No. Egg sets the cheese and gives neater slices. Without egg, the middle is softer and creamier. Both are valid.

How do I scale the recipe for a smaller household

Halve everything and use an 8 by 8 inch dish. Bake covered for 15 minutes and uncovered for 8 to 12 minutes. Rest 8 minutes.

Can I use fresh mozzarella

Yes. Pat it dry and slice thin. Fresh mozzarella browns less and releases more moisture, so reduce the amount by one third and add 2 tablespoons grated Parmesan to the top.

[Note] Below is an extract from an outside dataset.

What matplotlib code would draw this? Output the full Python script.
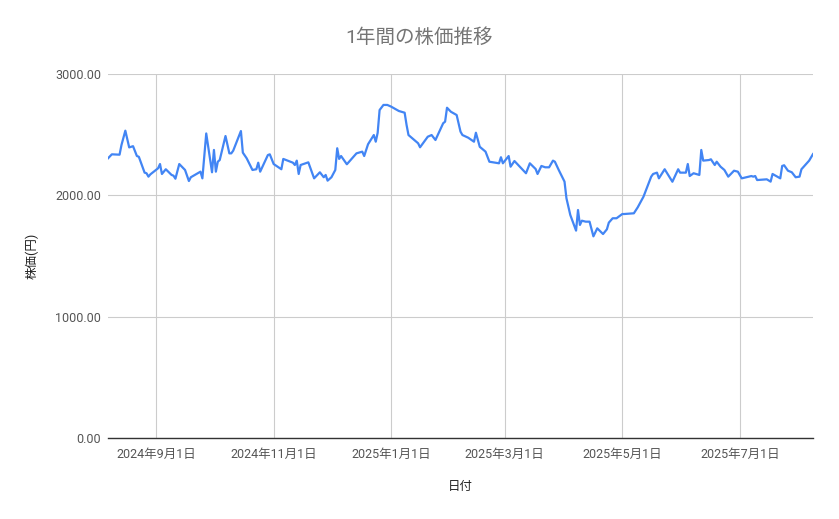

Can I assemble in the morning and bake at night

Yes. Keep it tightly covered in the refrigerator. Let it sit at room temperature for 20 to 30 minutes before baking so the dish is less cold. Add a few minutes to the covered bake if needed.

A Clear, Repeatable Method

  1. Cook pasta a little firm and toss with some sauce.
  2. Season and build a ricotta mix that spreads easily.
  3. Layer sauce at the bottom, then pasta, ricotta dollops, sauce, and cheese.
  4. Bake covered to steam the middle.
  5. Finish uncovered to brown the top.
  6. Rest so slices hold together.

Use the four recipes as templates. Swap beef for turkey, sausage for mushrooms, or ziti for rigatoni. Keep the ratios steady. Keep the top dry when you want color. Add moisture when the pasta looks thirsty. You will get a crisp lid and a tender middle every time.

Shopping Checklist

  • 1 lb ziti or rigatoni, 450 g
  • 2 jars marinara, about 48 to 50 oz total, 1360 to 1420 g
  • Ricotta 15 to 16 oz, 425 to 450 g
  • Low moisture mozzarella 12 oz to 16 oz, 340 to 450 g, shredded
  • Parmesan or Pecorino 4 to 6 oz, 115 to 170 g, finely grated
  • 1 lb ground beef, turkey, or sausage, 450 g, or 10 oz spinach for meatless
  • Onion, garlic, olive oil, salt, pepper, oregano or Italian seasoning

Final Notes on Texture and Timing

Oven behavior varies. If the top is darker than you like but the center is not hot, cover loosely with foil to shield the top and keep baking until the middle steams. If the top is pale and the middle is done, move the dish up a rack for the last minutes. Above all, rest the baked ziti before serving. Ten minutes of patience lets starches relax and the cheese set, which makes cleaner slices and better texture on the fork.